The genetic basis of bipolar disorder, a highly heritable mood disorder characterized by recurrent episodes of mania and depression is being studies anew by scientists.
The new study has identified a previously unrecognized susceptibility factor for bipolar disorder.
Sven Cichon, from the University of Bonn in Germany, together with his colleagues Markus M. Nothen (University of Bonn) and Marcella Rietschel (Central Institute of Mental Health, Mannheim) conducted the study.
The team led a Genome-wide association studies (GWAS) and a critical two-step follow-up study of samples from a great number of clinically well-characterized European, American, and Australian individuals with bipolar disorder.
They found that genetic variation in the gene neurocan (NCAN) showed a significant association with bipolar disorder in thousands of patients.
The researchers went on to show that the mouse version of this gene, which is written Ncan and is thought to be involved in neuronal adhesion and migration, is strongly expressed in brain areas associated with cognition and the regulation of emotions.

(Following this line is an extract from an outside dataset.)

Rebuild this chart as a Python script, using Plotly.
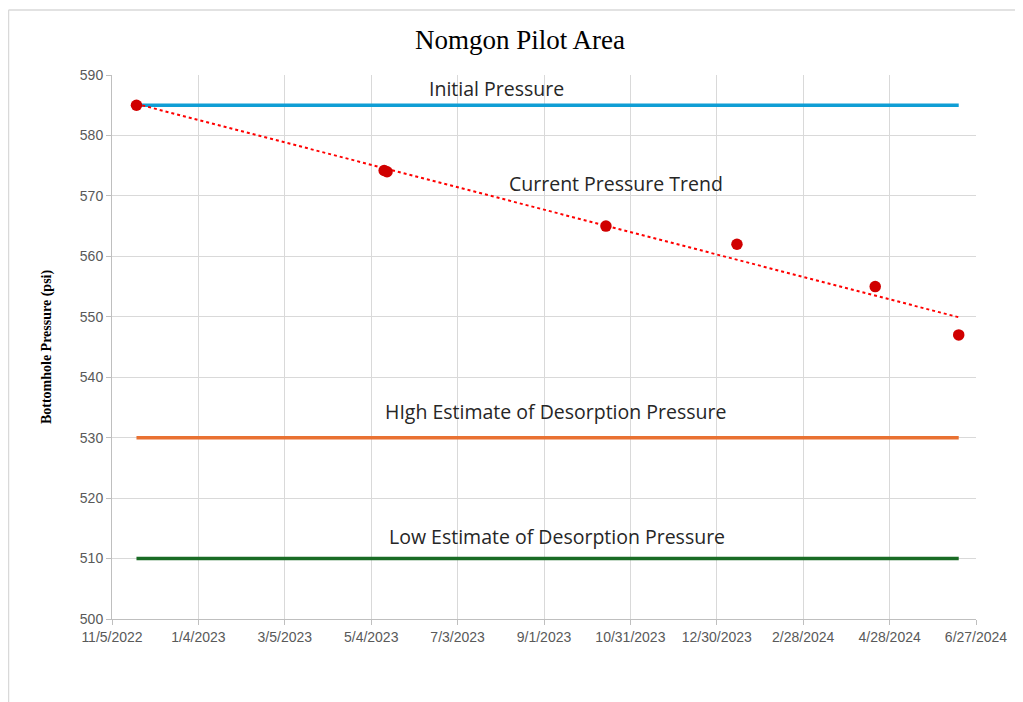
import plotly.graph_objects as go
import pandas as pd
import numpy as np

# ---- data ----
obs_dates = ["2022-11-22", "2023-05-13", "2023-05-15", "2023-10-14", "2024-01-13", "2024-04-18", "2024-06-15"]
obs_pressure = [585, 574.2, 574.0, 565, 562, 555, 547]

initial_pressure = 585
high_desorption = 530
low_desorption = 510

x_tick_labels = ["11/5/2022", "1/4/2023", "3/5/2023", "5/4/2023", "7/3/2023", "9/1/2023",
                 "10/31/2023", "12/30/2023", "2/28/2024", "4/28/2024", "6/27/2024"]
y_ticks = [500, 510, 520, 530, 540, 550, 560, 570, 580, 590]

# ---- derived ----
xd = pd.to_datetime(obs_dates)
tickvals = pd.to_datetime(x_tick_labels, format="%m/%d/%Y")
days = (xd - xd[0]).days.values.astype(float)
coef = np.polyfit(days, obs_pressure, 1)
trend_x = [xd[0], xd[-1]]
trend_y = [np.polyval(coef, days[0]), np.polyval(coef, days[-1])]
line_x = [xd[0], xd[-1]]

fig = go.Figure()
fig.add_trace(go.Scatter(x=line_x, y=[initial_pressure] * 2, mode="lines",
                         line=dict(color="#0F9ED5", width=3.5), showlegend=False))
fig.add_trace(go.Scatter(x=line_x, y=[high_desorption] * 2, mode="lines",
                         line=dict(color="#E97132", width=3.5), showlegend=False))
fig.add_trace(go.Scatter(x=line_x, y=[low_desorption] * 2, mode="lines",
                         line=dict(color="#196B24", width=3.5), showlegend=False))
fig.add_trace(go.Scatter(x=trend_x, y=trend_y, mode="lines",
                         line=dict(color="#FF0000", width=2, dash="dot"), showlegend=False))
fig.add_trace(go.Scatter(x=xd, y=obs_pressure, mode="markers",
                         marker=dict(color="#D00000", size=11.5), showlegend=False))

lab_font = dict(family="Open Sans, Liberation Sans, sans-serif", size=19.5, color="#262626")
annots = [
    ("2023-07-30", 587.7, "Initial Pressure"),
    ("2023-10-21", 572.0, "Current Pressure Trend"),
    ("2023-09-09", 534.4, "HIgh Estimate of Desorption Pressure"),
    ("2023-09-10", 513.7, "Low Estimate of Desorption Pressure"),
]
for x, y, t in annots:
    fig.add_annotation(x=x, y=y, text=t, showarrow=False, font=lab_font,
                       xanchor="center", yanchor="middle")

fig.update_layout(
    width=1023, height=702,
    paper_bgcolor="white", plot_bgcolor="white",
    margin=dict(l=104, r=55, t=67, b=91),
    title=dict(text="Nomgon Pilot Area", x=0.5005, xanchor="center", y=0.955, yanchor="middle",
               font=dict(family="Liberation Serif, serif", size=27, color="#000000")),
    xaxis=dict(range=[tickvals[0], tickvals[-1]], tickvals=tickvals, ticktext=x_tick_labels,
               showgrid=True, gridcolor="#D9D9D9", gridwidth=1,
               showline=True, linecolor="#BFBFBF", linewidth=1,
               ticks="outside", ticklen=5, tickcolor="#BFBFBF",
               tickfont=dict(family="Liberation Sans, Arial, sans-serif", size=14, color="#595959"),
               tickangle=0, zeroline=False),
    yaxis=dict(range=[500, 590], tickvals=y_ticks,
               showgrid=True, gridcolor="#D9D9D9", gridwidth=1,
               showline=True, linecolor="#BFBFBF", linewidth=1,
               ticks="outside", ticklen=5, tickcolor="#BFBFBF",
               tickfont=dict(family="Liberation Sans, Arial, sans-serif", size=14, color="#595959"),
               title=dict(text="<b>Bottomhole Pressure (psi)</b>", standoff=24,
                          font=dict(family="Liberation Serif, serif", size=14, color="#000000")),
               zeroline=False),
)
# outer chart frame (left and top edges)
fig.add_shape(type="line", xref="paper", yref="paper",
              x0=-0.1198, x1=-0.1198, y0=-0.17, y1=1.1195,
              line=dict(color="#D9D9D9", width=1.5))
fig.add_shape(type="line", xref="paper", yref="paper",
              x0=-0.1198, x1=1.07, y0=1.1195, y1=1.1195,
              line=dict(color="#D9D9D9", width=1.5))

fig.write_html("out.html")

Although mice without functional Ncan did not exhibit obvious defects in brain structure or basic cell communication, there did appear to be some perturbation in mechanisms associated with learning and memory, mechanisms that have been associated with the cognitive deficits observed in bipolar disorder.
"Our results provide strong evidence that genetic variation in the gene NCAN is a common risk factor for bipolar disorder," concluded Cichon.
The study was published online by Cell Press February 24 in the American Journal of Human Genetics.